Station the First, believe it or not: IV Therapies. DTs performed this station perfectly using the artificial arm. The artificial arm is a lump of plastic molded to look like Keith Richards’ forearm, complete with a gnarled riverbed of mangled flesh over each of the artificial veins embedded in it. One spikes a bag of saline, cleanses a site on said arm, starts a line, adjusts flow and then administers a drug based on a mini-scenario given by the tester. Easy stuff, and the scenario is something along the lines of, “Your patient is dying of Blight’s Disease and you must administer the proper medication.” There, before you, is a big 1940’s syringe actually labelled “Blight’s Disease Antidote” so you clean a medi-port, clear the air, and dump that in.
“How,” you ask skeptically, “Did you fail that one, O DTs?”
Easy – don’t use a tourniquet. The arms are so wasted, finding a vein is ridiculous. DTs finishes the entire station and notices that a tourniquet was not used. BUT, he got the line. And in the printed NREMT Station Requirements, which lists Things Which Must Happen Or You Fail, and Things Which Must Not Happen Or You Fail, nowhere does it address the use of a tourniquet. DTs mentions this to the examiner, who smirked disbelievingly. Somehow, the very young lady administering the station had the idea that Proper People Use Tourniquets. Might have grown up seeing posters like: “Girls: Make Him Use A Tourniquet.”, and “You Can’t See Veins: Use Tourniquets”. But really, baby, it felt better without… shut up, DTs.
And, not a problem, except the retest (at a different station site in the same building, with a different examiner) goes something like this:
“Hello, welcome to the IV station. My name is Bob Bingfordick. Please step outside.”
“May one ask why?”
“The last several candidates have complained that there’s something wrong with the fake IV arm and I need to test it.”
“Oh. Sure. No problem.”
Ten minutes pass.
“Come on back in here, DTs, and begin your test,” says Bob, looking at his watch.
DTs tries for a minute to get flash. It is no-go.
“Ok,” says DTs, “I’m not getting flash here – I’m going to verbalize flash instead.”
“You may not,” says Bob. “If you don’t get flash, you can’t administer meds.”
“Excuse me sir, but look at your sheet,” says DTs. “It says, Candidate may verbalize flash.”
“You may not,” says Bob. “If you don’t get flash, you can’t administer meds. And,” looking at his watch, “Your time is up.”
“Thank you, sir” says DTs on the outside.
Station the Second: Cardiology. Yes, an important station.
Here, DTs’ Inner Noobie shined through. I used to hate running RNs or retired MDs as patients because of this self-doubt, and thought I had rid myself of it. Found out I was wrong when the examiner introduced himself – and went on about his own credentials.
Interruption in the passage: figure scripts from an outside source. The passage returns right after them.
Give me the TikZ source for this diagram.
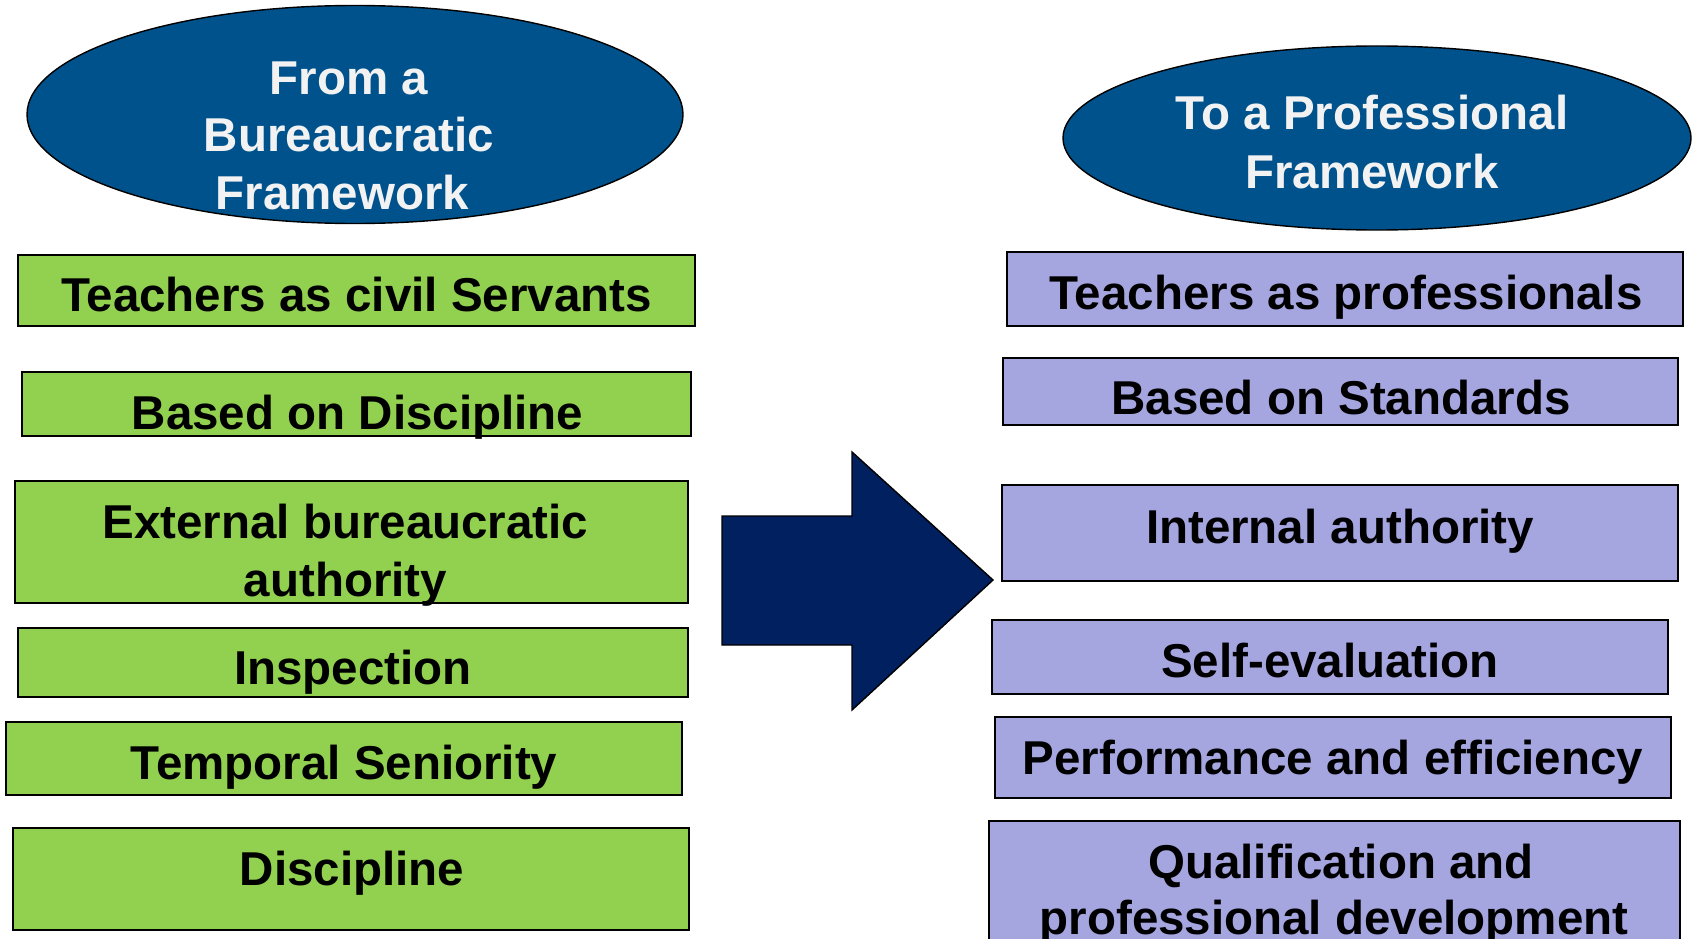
\documentclass[tikz,border=0pt]{standalone}
\usepackage{fontspec}
\setmainfont{Liberation Sans}
\usetikzlibrary{shapes.geometric}
\definecolor{boxgreen}{HTML}{92D050}
\definecolor{boxlav}{HTML}{A5A5E0}
\definecolor{ovalblue}{HTML}{00528C}
\definecolor{arrownavy}{HTML}{002060}
\definecolor{ovaltext}{HTML}{F2F2F2}
\tikzset{
  oval/.style={ellipse, draw=black, line width=1.4pt, fill=ovalblue, inner sep=0pt},
  gbox/.style={rectangle, draw=black, line width=1.4pt, fill=boxgreen, inner sep=0pt},
  pbox/.style={rectangle, draw=black, line width=1.4pt, fill=boxlav, inner sep=0pt},
  boxtext/.style={anchor=base, inner sep=0pt, font=\bfseries\fontsize{47.5}{57}\selectfont},
  ovaltxt/.style={boxtext, text=ovaltext},
}
\begin{document}
\begin{tikzpicture}[x=1pt,y=-1pt]
\clip (0,0) rectangle (1694,939);
\fill[white] (0,0) rectangle (1694,939);

% header ovals
\node[oval, minimum width=656pt, minimum height=218pt] (from) at (355,114.5) {};
\node[ovaltxt] (from1) at (349,95) {From a};
\node[ovaltxt] (from2) at (349,152) {Bureaucratic};
\node[ovaltxt] (from3) at (342.5,209) {Framework};

\node[oval, minimum width=628pt, minimum height=184pt] (to) at (1377,138) {};
\node[ovaltxt] (to1) at (1372,130) {To a Professional};
\node[ovaltxt] (to2) at (1372,188) {Framework};

% bureaucratic column
\node[gbox, minimum width=677pt, minimum height=71pt] (l1) at (356.5,290.5) {};
\node[boxtext] at (356.5,311) {Teachers as civil Servants};
\node[gbox, minimum width=669pt, minimum height=64pt] (l2) at (356.5,404) {};
\node[boxtext] at (357.5,429) {Based on Discipline};
\node[gbox, minimum width=673pt, minimum height=122pt] (l3) at (351.5,542) {};
\node[boxtext] at (345.5,538) {External bureaucratic};
\node[boxtext] at (345.5,596) {authority};
\node[gbox, minimum width=670pt, minimum height=69pt] (l4) at (353,662.5) {};
\node[boxtext] at (353,684) {Inspection};
\node[gbox, minimum width=676pt, minimum height=73pt] (l5) at (344,758.5) {};
\node[boxtext] at (344,779) {Temporal Seniority};
\node[gbox, minimum width=676pt, minimum height=102pt] (l6) at (351,879) {};
\node[boxtext] at (352,885) {Discipline};

% transition arrow
\draw[line width=1.4pt, fill=arrownavy, line join=miter]
  (722,516) -- (852,516) -- (852,452) -- (993,580) -- (852,710) -- (852,645) -- (722,645) -- cycle;

% professional column
\node[pbox, minimum width=676pt, minimum height=74pt] (r1) at (1345,289) {};
\node[boxtext] at (1346,309) {Teachers as professionals};
\node[pbox, minimum width=675pt, minimum height=67pt] (r2) at (1340.5,391.5) {};
\node[boxtext] at (1341,414) {Based on Standards};
\node[pbox, minimum width=676pt, minimum height=96pt] (r3) at (1340,533) {};
\node[boxtext] at (1340,543) {Internal authority};
\node[pbox, minimum width=676pt, minimum height=74pt] (r4) at (1330,657) {};
\node[boxtext] at (1330,677) {Self-evaluation};
\node[pbox, minimum width=676pt, minimum height=81pt] (r5) at (1333,757.5) {};
\node[boxtext] at (1333,774) {Performance and efficiency};
\node[pbox, minimum width=691pt, minimum height=150pt] (r6) at (1334.5,896) {};
\node[boxtext] at (1341,878) {Qualification and};
\node[boxtext] at (1334,934) {professional development};
\end{tikzpicture}
\end{document}
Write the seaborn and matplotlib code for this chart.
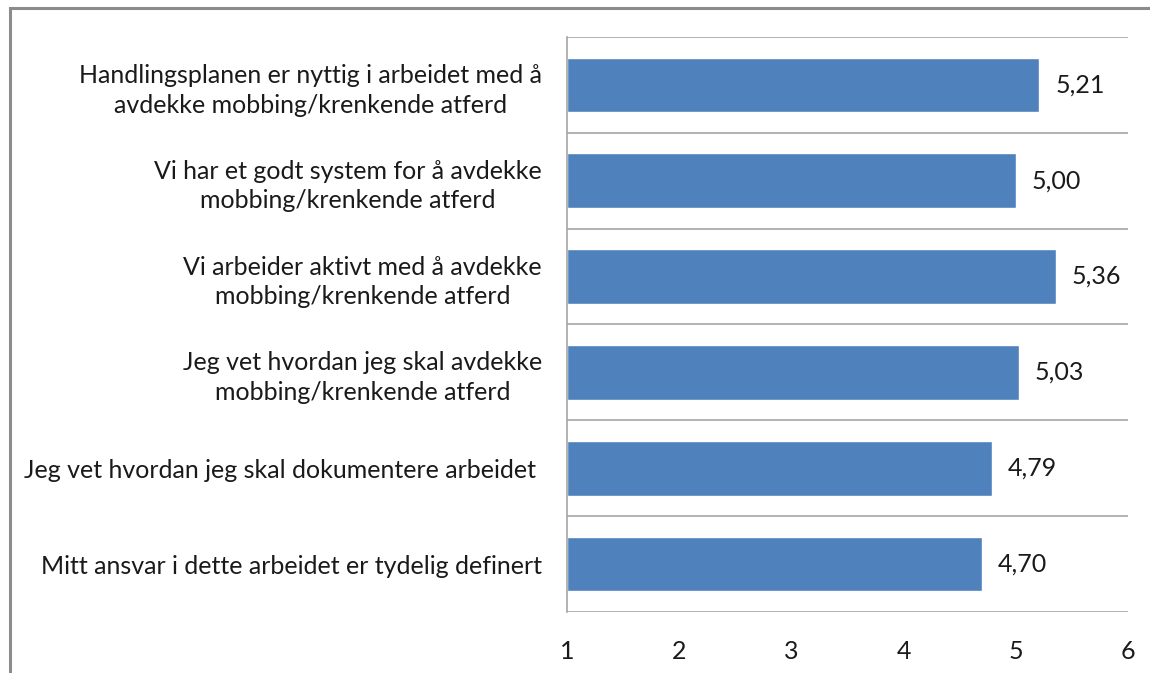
import matplotlib
matplotlib.use('Agg')
import matplotlib.pyplot as plt
import seaborn as sns
import pandas as pd
from matplotlib.patches import Rectangle

# Data
statements = [
    'Handlingsplanen er nyttig i arbeidet med å\navdekke mobbing/krenkende atferd',
    'Vi har et godt system for å avdekke\nmobbing/krenkende atferd',
    'Vi arbeider aktivt med å avdekke\nmobbing/krenkende atferd',
    'Jeg vet hvordan jeg skal avdekke\nmobbing/krenkende atferd',
    'Jeg vet hvordan jeg skal dokumentere arbeidet ',
    'Mitt ansvar i dette arbeidet er tydelig definert',
]
scores = [5.21, 5.00, 5.36, 5.03, 4.79, 4.70]
x_ticks = [1, 2, 3, 4, 5, 6]

df = pd.DataFrame({'statement': statements, 'score': scores})

sns.set_style('white')
plt.rcParams['font.family'] = ['Lato', 'DejaVu Sans']

fig = plt.figure(figsize=(11.5, 6.73), dpi=100)
ax = fig.add_axes([0.493, 0.0906, 0.488, 0.8545])

# bars start at 1 (axis minimum), so plot the offset from 1 with left=1
sns.barplot(data=df, y='statement', x='score', orient='h', color='#4F81BD',
            width=0.57, saturation=1, ax=ax)
for bar in ax.patches:
    w = bar.get_width()
    bar.set_x(1)
    bar.set_width(w - 1)

ax.set_xlim(1, 6)
ax.set_ylim(len(statements) - 0.5, -0.5)
ax.set_xticks(x_ticks)
ax.set_xticklabels([str(t) for t in x_ticks])
ax.set_xlabel('')
ax.set_ylabel('')

# horizontal gridlines at category boundaries
for b in range(len(statements) + 1):
    ax.axhline(b - 0.5, color='#A6A6A6', lw=1.2, zorder=0)

for s in ['top', 'right', 'bottom']:
    ax.spines[s].set_visible(False)
ax.spines['left'].set_color('#A6A6A6')
ax.spines['left'].set_linewidth(1.2)

ax.tick_params(axis='x', length=0, pad=20, labelsize=18, colors='#1a1a1a')
ax.tick_params(axis='y', length=0, pad=18, labelsize=18, colors='#1a1a1a')
for t in ax.get_yticklabels():
    t.set_multialignment('center')
    t.set_linespacing(1.35)

for i, v in enumerate(scores):
    ax.text(v + 0.14, i, f'{v:.2f}'.replace('.', ','), va='center', ha='left',
            fontsize=18, color='#1a1a1a')

# outer chart frame
fig.patches.append(Rectangle((10 / 1150, -0.01), 1.05, 1 - 8 / 673 + 0.01,
                             transform=fig.transFigure, fill=False,
                             edgecolor='#8C8C8C', lw=2.2, clip_on=False))

fig.savefig('out.png', dpi=100)
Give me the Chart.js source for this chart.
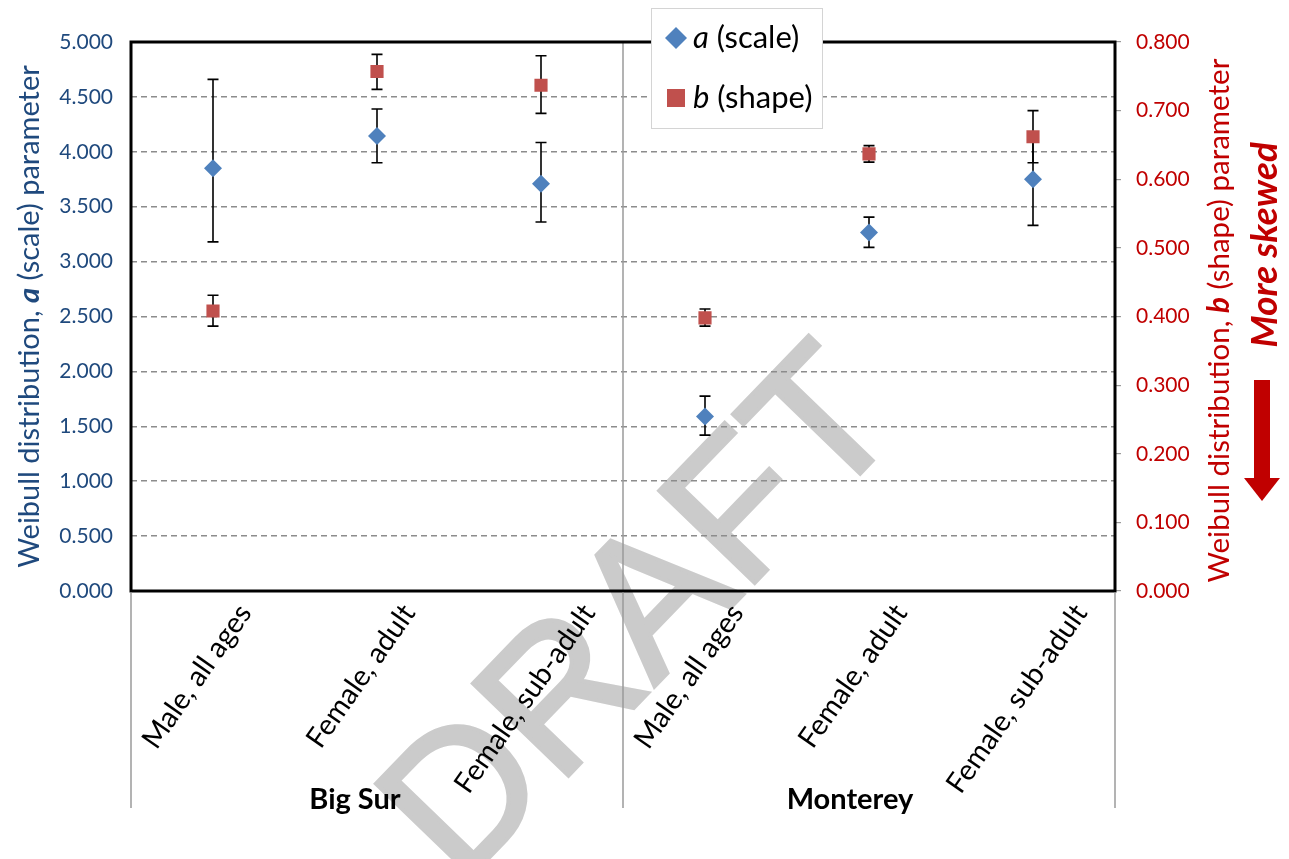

This should be illegal:
“Hello. I am retired astronaut Major General “Bark” Barkington, Chief of Complicated Surgery at Mother Teresa Memorial Hospital, which I founded, and where I spent the last twelve weeks training their Total Thoracic Replacement Team in my own techniques. I also invented penicillin. And the Salk vaccine, but Jonas was feeling depressed that day so I tossed that to him instead of claiming it as my own. I have to perform in-utero brain surgery in half an hour, so let’s begin.”
This guy was Buckaroo Bonzai without the “Wherever you go, there you are” vibe.
In fact, during that whole “Here’s who I am speech”, what DTs heard was Dustin Hoffman wearing a floppy hat and long mustachios in Hook:
“And who here doesn’t belong? Someone here does not belong. I will weed you out.”
Gulp. And so it went, as self-fulfilling a prophecy as any ever uttered.
So there, that’s why. It’s wonderful when Areas For DTs Improvement are so obvious.